THE TASK =
Look at the data below and print exactly the lines from its first line through the line with "-0.330, -0.450, -0.435];"; the pictures stay out of the copy.

DATA SUPPLIED =
* * *

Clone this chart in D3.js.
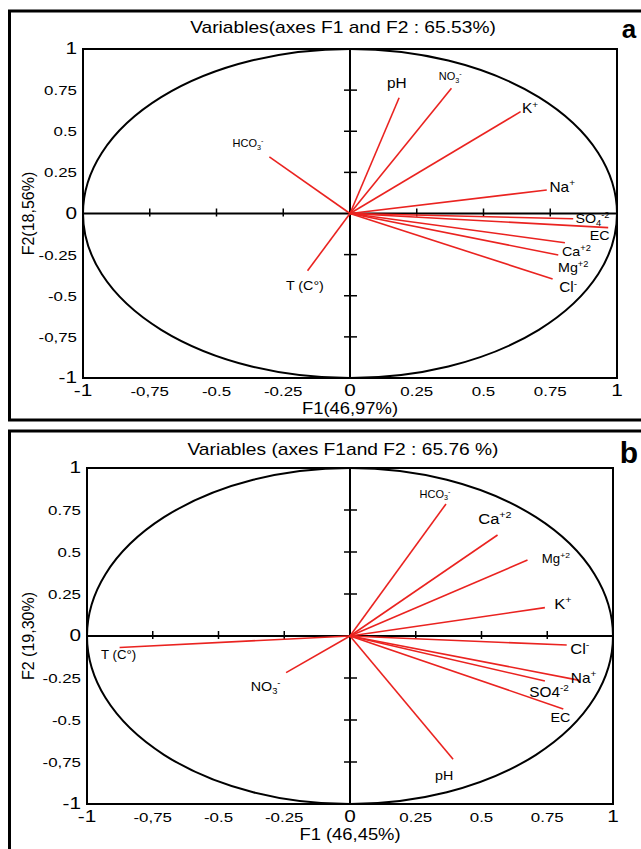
<!DOCTYPE html>
<html>
<head>
<meta charset="utf-8">
<script src="https://d3js.org/d3.v7.min.js"></script>
<style>
  body { margin: 0; background: #fff; }
  text { font-family: "Liberation Sans", Arial, sans-serif; }
</style>
</head>
<body>
<svg width="641" height="849"></svg>
<script>
// ---- data ----
// panel a
var varsA   = ["pH", "NO3", "K", "HCO3", "Na", "SO4", "EC", "Ca", "Mg", "Cl", "T"];
var namesA  = ["pH", "NO_{3}^{-}", "K^{+}", "HCO_{3}^{-}", "Na^{+}", "SO_{4}^{-2}", "EC", "Ca^{+2}", "Mg^{+2}", "Cl^{-}", "T (C°)"];
var f1A     = [0.184, 0.380, 0.639, -0.302, 0.737, 0.836, 0.967, 0.805, 0.780, 0.759, -0.159];
var f2A     = [0.704, 0.761, 0.619, 0.344, 0.143, -0.032, -0.086, -0.178, -0.252, -0.398, -0.348];
// label anchors, in F1/F2 units
var lxA     = [0.175, 0.375, 0.674, -0.382, 0.795, 0.908, 0.935, 0.848, 0.836, 0.817, -0.169];
var lyA     = [0.790, 0.830, 0.640, 0.425, 0.163, -0.030, -0.135, -0.232, -0.330, -0.450, -0.435];

// panel b
var varsB   = ["HCO3", "Ca", "Mg", "K", "Cl", "Na", "SO4", "EC", "pH", "NO3", "T"];
var namesB  = ["HCO_{3}^{-}", "Ca^{+2}", "Mg^{+2}", "K^{+}", "Cl^{-}", "Na^{+}", "SO4^{-2}", "EC", "pH", "NO_{3}^{-}", "T (C°)"];
var f1B     = [0.365, 0.561, 0.675, 0.741, 0.824, 0.873, 0.741, 0.811, 0.392, -0.243, -0.876];
var f2B     = [0.786, 0.601, 0.452, 0.169, -0.054, -0.264, -0.268, -0.434, -0.734, -0.218, -0.068];
var lxB     = [0.323, 0.551, 0.783, 0.809, 0.874, 0.888, 0.757, 0.800, 0.358, -0.321, -0.880];
var lyB     = [0.845, 0.700, 0.458, 0.190, -0.077, -0.248, -0.334, -0.484, -0.828, -0.300, -0.113];

var tickValues  = [-1, -0.75, -0.5, -0.25, 0, 0.25, 0.5, 0.75, 1];
var xTickLabels = ["-1", "-0,75", "-0.5", "-0.25", "0", "0.25", "0.5", "0.75", "1"];
var yTickLabels = ["-1", "-0,75", "-0.5", "-0.25", "0", "0.25", "0.5", "0.75", "1"];

var titles  = ["Variables(axes F1 and F2 : 65.53%)", "Variables (axes F1and F2 : 65.76 %)"];
var xTitles = ["F1(46,97%)", "F1 (46,45%)"];
var yTitles = ["F2(18,56%)", "F2 (19,30%)"];

// ---- styles ----
var red = "#ea2320";
var sizeA = {pH: 14, NO3: 10, K: 14, HCO3: 10, Na: 14, SO4: 13, EC: 13, Ca: 13, Mg: 13, Cl: 14, T: 13};
var sizeB = {HCO3: 10, Ca: 15, Mg: 12, K: 15, Cl: 15, Na: 14, SO4: 14, EC: 13, pH: 13, NO3: 13, T: 12};

var svg = d3.select("svg");

// outer frames
svg.append("rect").attr("x", 9.5).attr("y", 11).attr("width", 640).attr("height", 409)
   .attr("fill", "none").attr("stroke", "#000").attr("stroke-width", 3);
svg.append("rect").attr("x", 9.5).attr("y", 431).attr("width", 640).attr("height", 430)
   .attr("fill", "none").attr("stroke", "#000").attr("stroke-width", 3);

// the source picture is a little stretched sideways
function at(x, y, sx) { return "translate(" + x + "," + y + ") scale(" + sx + ",1)"; }

// text with sub/superscripts written as _{..} and ^{..}
function richText(sel, str, size) {
    var parts = str.match(/_\{[^}]*\}|\^\{[^}]*\}|[^_^]+/g);
    var shift = 0;
    parts.forEach(function(p) {
        var target = 0, txt = p, fs = size;
        if (p[0] === "_") { target = 0.25 * size; txt = p.slice(2, -1); fs = size * 0.65; }
        else if (p[0] === "^") { target = -0.4 * size; txt = p.slice(2, -1); fs = size * 0.65; }
        sel.append("tspan").attr("dy", target - shift).attr("font-size", fs).text(txt);
        shift = target;
    });
}

function drawPanel(p) {
    var g = svg.append("g");
    var x = d3.scaleLinear().domain([-1, 1]).range([p.left, p.right]);
    var y = d3.scaleLinear().domain([-1, 1]).range([p.bottom, p.top]);

    // title + panel letter
    g.append("text").attr("transform", at(343, p.titleY, 1.2)).attr("text-anchor", "middle")
     .attr("font-size", 16).text(p.title);
    g.append("text").attr("x", 629).attr("y", p.letterY).attr("text-anchor", "middle")
     .attr("font-size", p.letterSize).attr("font-weight", "bold").text(p.letter);

    // box
    g.append("rect").attr("x", x(-1)).attr("y", y(1))
     .attr("width", x(1) - x(-1)).attr("height", y(-1) - y(1))
     .attr("fill", "none").attr("stroke", "#000").attr("stroke-width", 2);

    // correlation circle
    g.append("ellipse").attr("cx", x(0)).attr("cy", y(0))
     .attr("rx", x(1) - x(0)).attr("ry", y(0) - y(1))
     .attr("fill", "none").attr("stroke", "#000").attr("stroke-width", 2);

    // axes through origin
    g.append("line").attr("x1", x(-1)).attr("x2", x(1)).attr("y1", y(0)).attr("y2", y(0))
     .attr("stroke", "#000").attr("stroke-width", 2);
    g.append("line").attr("x1", x(0)).attr("x2", x(0)).attr("y1", y(1)).attr("y2", y(-1))
     .attr("stroke", "#000").attr("stroke-width", 2);

    var inner = tickValues.filter(function(v) { return Math.abs(v) > 0 && Math.abs(v) < 1; });
    g.selectAll(".xt").data(inner).enter().append("line")
     .attr("x1", function(d) { return x(d); }).attr("x2", function(d) { return x(d); })
     .attr("y1", y(0) - 5).attr("y2", y(0) + 3)
     .attr("stroke", "#000").attr("stroke-width", 1.5);
    g.selectAll(".yt").data(inner).enter().append("line")
     .attr("x1", x(0) - 6).attr("x2", x(0) + 7)
     .attr("y1", function(d) { return y(d); }).attr("y2", function(d) { return y(d); })
     .attr("stroke", "#000").attr("stroke-width", 1.5);

    // tick labels
    function fs(lbl) { return (lbl === "1" || lbl === "-1" || lbl === "0") ? 16 : 13; }
    g.selectAll(".yl").data(tickValues).enter().append("text")
     .attr("transform", function(d) { return at(x(-1) - 6, y(d) + 5, 1.3); })
     .attr("text-anchor", "end")
     .attr("font-size", function(d, i) { return fs(yTickLabels[i]); })
     .text(function(d, i) { return yTickLabels[i]; });
    g.selectAll(".xl").data(tickValues).enter().append("text")
     .attr("transform", function(d) { return at(x(d), y(-1) + 18, 1.3); })
     .attr("text-anchor", "middle")
     .attr("font-size", function(d, i) { return fs(xTickLabels[i]); })
     .text(function(d, i) { return xTickLabels[i]; });

    // axis titles
    g.append("text").attr("transform", at(x(0), y(-1) + 36, 1.15)).attr("text-anchor", "middle")
     .attr("font-size", 16).text(p.xTitle);
    g.append("text").attr("transform", "translate(34," + y(0) + ") rotate(-90)")
     .attr("text-anchor", "middle").attr("font-size", 16).text(p.yTitle);

    // loading vectors
    g.selectAll(".vec").data(p.vars).enter().append("line")
     .attr("x1", x(0)).attr("y1", y(0))
     .attr("x2", function(d, i) { return x(p.f1[i]); })
     .attr("y2", function(d, i) { return y(p.f2[i]); })
     .attr("stroke", red).attr("stroke-width", 1.6);

    g.selectAll(".lab").data(p.vars).enter().append("text")
     .attr("transform", function(d, i) {
         return at(x(p.lx[i]), y(p.ly[i]) + p.sizes[d] * 0.35, 1.1);
     })
     .attr("text-anchor", "middle")
     .attr("font-size", function(d) { return p.sizes[d]; })
     .each(function(d, i) { richText(d3.select(this), p.names[i], p.sizes[d]); });
}

drawPanel({
    left: 83, right: 617, top: 49, bottom: 378,
    title: titles[0], titleY: 33, letter: "a", letterY: 38, letterSize: 26,
    xTitle: xTitles[0], yTitle: yTitles[0],
    vars: varsA, names: namesA, f1: f1A, f2: f2A, lx: lxA, ly: lyA, sizes: sizeA
});
drawPanel({
    left: 87, right: 613, top: 468, bottom: 804,
    title: titles[1], titleY: 455, letter: "b", letterY: 463, letterSize: 30,
    xTitle: xTitles[1], yTitle: yTitles[1],
    vars: varsB, names: namesB, f1: f1B, f2: f2B, lx: lxB, ly: lyB, sizes: sizeB
});
</script>
</body>
</html>
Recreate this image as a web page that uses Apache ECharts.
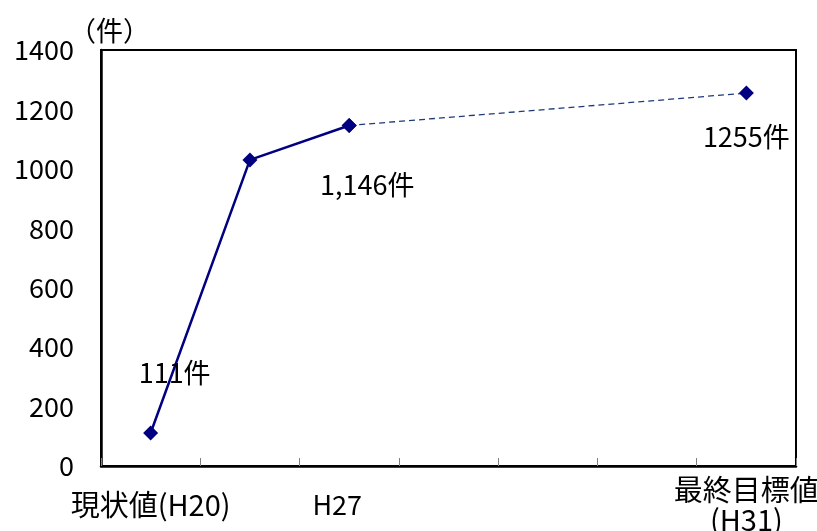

* * *

COMPLETE RESPONSE =
Clone this chart in D3.js.
<!DOCTYPE html>
<html>
<head>
<meta charset="utf-8">
<script src="https://d3js.org/d3.v7.min.js"></script>
<style>
  body { margin: 0; background: #fff; }
  text { font-family: "Liberation Sans", Arial, sans-serif; }
</style>
</head>
<body>
<svg width="641" height="849"></svg>
<script>
// ---- data ----
// panel a
var varsA   = ["pH", "NO3", "K", "HCO3", "Na", "SO4", "EC", "Ca", "Mg", "Cl", "T"];
var namesA  = ["pH", "NO_{3}^{-}", "K^{+}", "HCO_{3}^{-}", "Na^{+}", "SO_{4}^{-2}", "EC", "Ca^{+2}", "Mg^{+2}", "Cl^{-}", "T (C°)"];
var f1A     = [0.184, 0.380, 0.639, -0.302, 0.737, 0.836, 0.967, 0.805, 0.780, 0.759, -0.159];
var f2A     = [0.704, 0.761, 0.619, 0.344, 0.143, -0.032, -0.086, -0.178, -0.252, -0.398, -0.348];
// label anchors, in F1/F2 units
var lxA     = [0.175, 0.375, 0.674, -0.382, 0.795, 0.908, 0.935, 0.848, 0.836, 0.817, -0.169];
var lyA     = [0.790, 0.830, 0.640, 0.425, 0.163, -0.030, -0.135, -0.232, -0.330, -0.450, -0.435];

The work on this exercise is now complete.